* _Stated problem_: Spot each line in the records below where the word "this" occurs, then copy it.

☆ ☆ ☆ ☆

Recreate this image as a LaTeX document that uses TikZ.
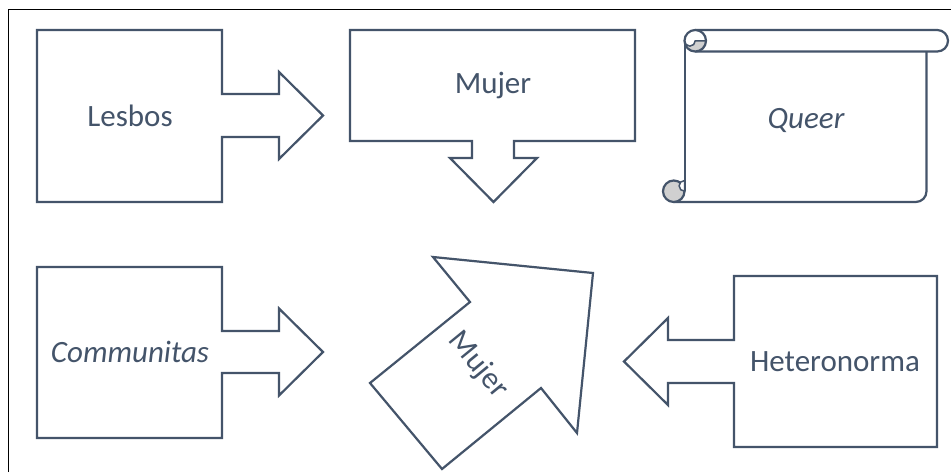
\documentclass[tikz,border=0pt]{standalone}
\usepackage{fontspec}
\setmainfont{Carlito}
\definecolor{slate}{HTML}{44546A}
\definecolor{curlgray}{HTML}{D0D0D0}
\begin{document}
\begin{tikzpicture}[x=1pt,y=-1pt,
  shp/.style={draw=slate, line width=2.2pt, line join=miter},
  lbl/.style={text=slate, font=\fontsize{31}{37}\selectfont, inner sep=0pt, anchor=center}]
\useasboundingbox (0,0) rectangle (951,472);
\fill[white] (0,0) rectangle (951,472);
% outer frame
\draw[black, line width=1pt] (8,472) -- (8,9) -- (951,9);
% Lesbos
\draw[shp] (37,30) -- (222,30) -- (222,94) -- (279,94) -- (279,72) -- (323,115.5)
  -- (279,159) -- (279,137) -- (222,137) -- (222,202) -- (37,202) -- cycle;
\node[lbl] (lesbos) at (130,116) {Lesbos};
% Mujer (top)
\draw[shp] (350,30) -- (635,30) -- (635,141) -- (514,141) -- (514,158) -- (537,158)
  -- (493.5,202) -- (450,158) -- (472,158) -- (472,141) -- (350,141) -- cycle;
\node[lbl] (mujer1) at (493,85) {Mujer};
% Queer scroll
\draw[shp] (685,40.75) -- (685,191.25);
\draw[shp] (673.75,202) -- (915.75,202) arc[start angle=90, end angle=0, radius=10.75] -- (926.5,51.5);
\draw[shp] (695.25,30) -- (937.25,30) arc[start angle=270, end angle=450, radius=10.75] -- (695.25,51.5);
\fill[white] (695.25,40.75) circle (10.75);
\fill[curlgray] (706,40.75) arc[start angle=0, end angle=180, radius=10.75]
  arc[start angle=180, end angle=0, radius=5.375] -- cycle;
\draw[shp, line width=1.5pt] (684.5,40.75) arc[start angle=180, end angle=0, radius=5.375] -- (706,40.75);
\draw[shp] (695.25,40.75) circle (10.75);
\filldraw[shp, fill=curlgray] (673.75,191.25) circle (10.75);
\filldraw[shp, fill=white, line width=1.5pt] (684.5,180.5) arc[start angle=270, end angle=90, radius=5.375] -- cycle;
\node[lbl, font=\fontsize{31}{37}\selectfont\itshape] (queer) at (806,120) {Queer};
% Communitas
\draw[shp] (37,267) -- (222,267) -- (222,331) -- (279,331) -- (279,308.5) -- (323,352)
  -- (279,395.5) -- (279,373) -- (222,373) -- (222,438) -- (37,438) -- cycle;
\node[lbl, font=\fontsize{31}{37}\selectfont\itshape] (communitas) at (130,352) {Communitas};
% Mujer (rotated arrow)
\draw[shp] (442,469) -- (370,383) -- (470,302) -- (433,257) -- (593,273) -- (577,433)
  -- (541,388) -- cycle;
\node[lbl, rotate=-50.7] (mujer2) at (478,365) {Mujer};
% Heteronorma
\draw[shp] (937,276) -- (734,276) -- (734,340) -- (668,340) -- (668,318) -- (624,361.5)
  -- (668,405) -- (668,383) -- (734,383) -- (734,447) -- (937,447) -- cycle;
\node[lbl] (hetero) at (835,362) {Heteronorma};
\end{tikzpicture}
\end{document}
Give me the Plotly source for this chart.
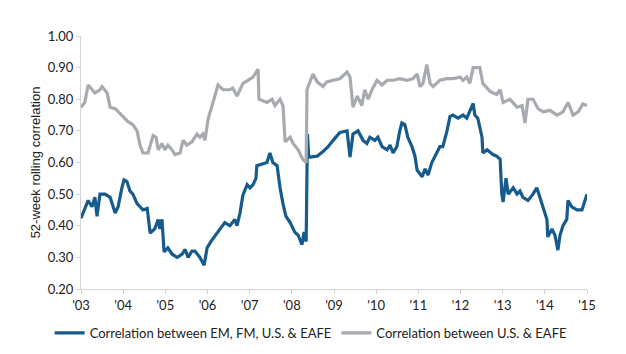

☆ ☆ ☆ ☆

* _Completed task_:
Recreate this image as a LaTeX document that uses TikZ.
Give me the Plotly source for this chart.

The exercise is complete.